The shift from 25% to 7% innovation-budget share is the critical leading indicator. When AI spend moves out of the innovation budget and into core IT and business-unit budgets, it means:

  1. The CFO has line-item visibility — this is no longer discretionary
  2. Procurement cycles apply — vendor selection is more formal
  3. ROI is now expected, not just hoped for
  4. The deployment risk profile changes — budget owners are accountable for outcomes

This maps directly to why outcome-based pricing is stalled: budget owners who are newly accountable don’t want to commit to outcome metrics they don’t yet know how to measure.

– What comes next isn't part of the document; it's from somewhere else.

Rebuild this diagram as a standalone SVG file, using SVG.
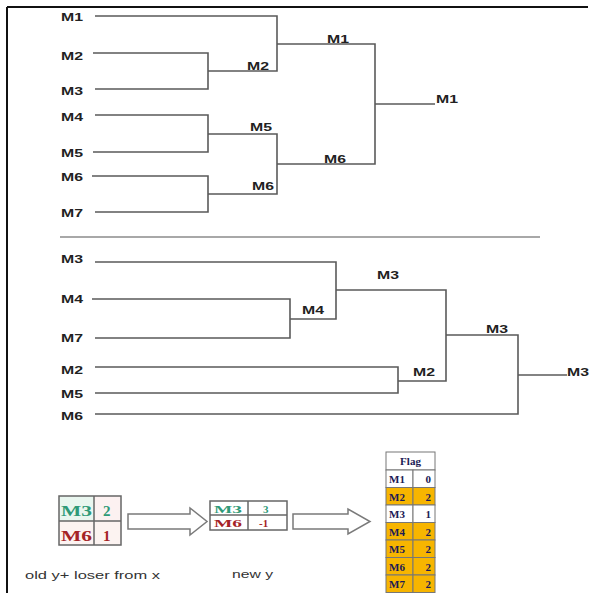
<svg xmlns="http://www.w3.org/2000/svg" width="590" height="593" viewBox="0 0 590 593">
<style>
.lbl{font-family:"Liberation Sans",Arial,sans-serif;font-weight:bold;font-size:11.5px;fill:#222}
.ln{fill:none;stroke:#5a5a5a;stroke-width:1.6}
.cap{font-family:"Liberation Sans",Arial,sans-serif;font-size:11.5px;fill:#333}
.box{fill:none;stroke:#666;stroke-width:1.5}
.ser{font-family:"Liberation Serif","Times New Roman",serif;font-weight:bold}
.g{fill:#2f9a78}
.r{fill:#a52326}
.arr{fill:#fff;stroke:#7a7a7a;stroke-width:1.5}
.ft{font-family:"Liberation Serif","Times New Roman",serif;font-weight:bold;font-size:11px;fill:#1b1b55}
.yc{fill:#f7b500;stroke:#777;stroke-width:1}
.wc{fill:#fff;stroke:#777;stroke-width:1}
</style>
<rect width="590" height="593" fill="#fff"/>
<g id="frame">
<line x1="7" y1="7" x2="588" y2="7" stroke="#111" stroke-width="2"/>
<line x1="7" y1="7" x2="7" y2="593" stroke="#111" stroke-width="2"/>
<line x1="60" y1="237" x2="540" y2="237" stroke="#a8a8a8" stroke-width="2"/>
</g>
<g id="connectors">
<!-- top tree -->
<path class="ln" d="M95 16H277V71H208"/>
<path class="ln" d="M93 53H208V89H95"/>
<path class="ln" d="M277 44H375V164H277"/>
<path class="ln" d="M95 115H208V152H93"/>
<path class="ln" d="M208 134H277V194H208"/>
<path class="ln" d="M92 176H208V212H95"/>
<path class="ln" d="M375 104H435"/>
<!-- bottom tree -->
<path class="ln" d="M95 262H336V319H290"/>
<path class="ln" d="M92 299H290V338H95"/>
<path class="ln" d="M336 290H446V381H398"/>
<path class="ln" d="M95 367H398V393H95"/>
<path class="ln" d="M446 335H518V414H95"/>
<path class="ln" d="M518 375H567"/>
<!-- block arrows -->
<path class="arr" d="M128 514H190V508L207 521.5L190 535V529H128Z"/>
<path class="arr" d="M293 514H348V509L370 521.5L348 534V529H293Z"/>
</g>
<g id="top-leaves">
<text class="lbl" x="61" y="21" textLength="22" lengthAdjust="spacingAndGlyphs">M1</text>
<text class="lbl" x="61" y="60" textLength="22" lengthAdjust="spacingAndGlyphs">M2</text>
<text class="lbl" x="61" y="95" textLength="22" lengthAdjust="spacingAndGlyphs">M3</text>
<text class="lbl" x="61" y="121" textLength="22" lengthAdjust="spacingAndGlyphs">M4</text>
<text class="lbl" x="61" y="157" textLength="22" lengthAdjust="spacingAndGlyphs">M5</text>
<text class="lbl" x="61" y="181" textLength="22" lengthAdjust="spacingAndGlyphs">M6</text>
<text class="lbl" x="61" y="217" textLength="22" lengthAdjust="spacingAndGlyphs">M7</text>
</g>
<g id="top-winners">
<text class="lbl" x="247" y="70" textLength="22" lengthAdjust="spacingAndGlyphs">M2</text>
<text class="lbl" x="250" y="131" textLength="22" lengthAdjust="spacingAndGlyphs">M5</text>
<text class="lbl" x="252" y="190" textLength="22" lengthAdjust="spacingAndGlyphs">M6</text>
<text class="lbl" x="327" y="43" textLength="22" lengthAdjust="spacingAndGlyphs">M1</text>
<text class="lbl" x="324" y="163" textLength="22" lengthAdjust="spacingAndGlyphs">M6</text>
<text class="lbl" x="436" y="103" textLength="22" lengthAdjust="spacingAndGlyphs">M1</text>
</g>
<g id="bottom-leaves">
<text class="lbl" x="61" y="263" textLength="22" lengthAdjust="spacingAndGlyphs">M3</text>
<text class="lbl" x="61" y="303" textLength="22" lengthAdjust="spacingAndGlyphs">M4</text>
<text class="lbl" x="61" y="342" textLength="22" lengthAdjust="spacingAndGlyphs">M7</text>
<text class="lbl" x="61" y="374" textLength="22" lengthAdjust="spacingAndGlyphs">M2</text>
<text class="lbl" x="61" y="398" textLength="22" lengthAdjust="spacingAndGlyphs">M5</text>
<text class="lbl" x="61" y="420" textLength="22" lengthAdjust="spacingAndGlyphs">M6</text>
</g>
<g id="bottom-winners">
<text class="lbl" x="302" y="314" textLength="22" lengthAdjust="spacingAndGlyphs">M4</text>
<text class="lbl" x="377" y="279" textLength="22" lengthAdjust="spacingAndGlyphs">M3</text>
<text class="lbl" x="413" y="376" textLength="22" lengthAdjust="spacingAndGlyphs">M2</text>
<text class="lbl" x="486" y="333" textLength="22" lengthAdjust="spacingAndGlyphs">M3</text>
<text class="lbl" x="567" y="376" textLength="22" lengthAdjust="spacingAndGlyphs">M3</text>
</g>
<g id="old-y">
<rect x="59" y="496" width="35" height="25" fill="#e9f6ef"/>
<rect x="94" y="496" width="27" height="25" fill="#fcf1f1"/>
<rect x="59" y="521" width="62" height="24" fill="#fcf3f1"/>
<rect class="box" x="59" y="496" width="62" height="49"/>
<line class="box" x1="94" y1="496" x2="94" y2="545"/>
<line class="box" x1="59" y1="521" x2="121" y2="521"/>
<text class="ser g" x="61" y="516" font-size="15" textLength="31" lengthAdjust="spacingAndGlyphs">M3</text>
<text class="ser g" x="103" y="516" font-size="15">2</text>
<text class="ser r" x="61" y="541" font-size="15" textLength="31" lengthAdjust="spacingAndGlyphs">M6</text>
<text class="ser r" x="103" y="541" font-size="15">1</text>
<text class="cap" x="25" y="579" textLength="135" lengthAdjust="spacingAndGlyphs">old y+ loser from x</text>
</g>
<g id="new-y">
<rect class="box" x="210" y="501" width="77" height="29"/>
<line class="box" x1="248" y1="501" x2="248" y2="530"/>
<line class="box" x1="210" y1="515" x2="287" y2="515"/>
<text class="ser g" x="214" y="513" font-size="11" textLength="28" lengthAdjust="spacingAndGlyphs">M3</text>
<text class="ser g" x="263" y="513" font-size="11">3</text>
<text class="ser r" x="214" y="527" font-size="11" textLength="28" lengthAdjust="spacingAndGlyphs">M6</text>
<text class="ser r" x="259" y="527" font-size="11">-1</text>
<text class="cap" x="232" y="578" textLength="41" lengthAdjust="spacingAndGlyphs">new y</text>
</g>
<g id="flag-table">
<rect class="wc" x="386" y="452" width="49" height="18"/>
<text class="ft" x="410.5" y="465" text-anchor="middle" fill="#111">Flag</text>
<rect class="wc" x="386" y="470" width="27" height="17.5"/><rect class="wc" x="413" y="470" width="22" height="17.5"/>
<rect class="yc" x="386" y="487.5" width="27" height="17.5"/><rect class="yc" x="413" y="487.5" width="22" height="17.5"/>
<rect class="wc" x="386" y="505" width="27" height="17.5"/><rect class="wc" x="413" y="505" width="22" height="17.5"/>
<rect class="yc" x="386" y="522.5" width="27" height="17.5"/><rect class="yc" x="413" y="522.5" width="22" height="17.5"/>
<rect class="yc" x="386" y="540" width="27" height="17.5"/><rect class="yc" x="413" y="540" width="22" height="17.5"/>
<rect class="yc" x="386" y="557.5" width="27" height="17.5"/><rect class="yc" x="413" y="557.5" width="22" height="17.5"/>
<rect class="yc" x="386" y="575" width="27" height="17.5"/><rect class="yc" x="413" y="575" width="22" height="17.5"/>
<text class="ft" x="389" y="483">M1</text><text class="ft" x="431" y="483" text-anchor="end" fill="#4a3f9a">0</text>
<text class="ft" x="389" y="500.5">M2</text><text class="ft" x="431" y="500.5" text-anchor="end">2</text>
<text class="ft" x="389" y="518">M3</text><text class="ft" x="431" y="518" text-anchor="end">1</text>
<text class="ft" x="389" y="535.5">M4</text><text class="ft" x="431" y="535.5" text-anchor="end">2</text>
<text class="ft" x="389" y="553">M5</text><text class="ft" x="431" y="553" text-anchor="end">2</text>
<text class="ft" x="389" y="570.5">M6</text><text class="ft" x="431" y="570.5" text-anchor="end">2</text>
<text class="ft" x="389" y="588">M7</text><text class="ft" x="431" y="588" text-anchor="end">2</text>
</g>
</svg>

Cross-References to Existing Research

  • Extends: a16z “Where Enterprises Are Actually Adopting AI” (April 2026, 29% Fortune 500 penetration) — the CIO survey is the “how” to the April 2026 report’s “how many.”
  • Corroborates: Menlo Ventures State of GenAI 2025 (n=495, 76% buy vs. build) — a16z CIO data is consistent with the broader build/buy shift.
  • Corroborates: Anthropic Agentic Coding Trends 2026 — software dev as dominant use case confirmed across two vendor sources.
  • Tensions with: METR RCT (experienced developers 19% slower on open-ended tasks) — the “90% of code is AI-generated” CTO claim is uncontrolled; vendor-selected positive cases.

Data Table

Metric Value Source Date Tier
Enterprise AI spend growth YoY ~75% a16z, n=100 CIOs May 2025 TIER 2
Innovation budget share of AI spend 7% (down from 25%) a16z May 2025 TIER 2
Testing third-party support (vs. build) 90%+ a16z May 2025 TIER 2
Using 5+ AI models 37% (up from 29%) a16z May 2025 TIER 2
Enterprises using OpenAI o3 in production 23% a16z May 2025 TIER 2
Enterprises deploying DeepSeek 3% a16z May 2025 TIER 2

Source Credibility Assessment

Tier: TIER 2 — 100 CIOs is a meaningful sample for enterprise procurement decisions, but small for statistical inference. a16z financial interest in AI-native startup adoption creates selection bias risk. Directional findings are consistent with independent corroboration (Menlo Ventures, Anthropic) — use for trend direction, not precise percentages.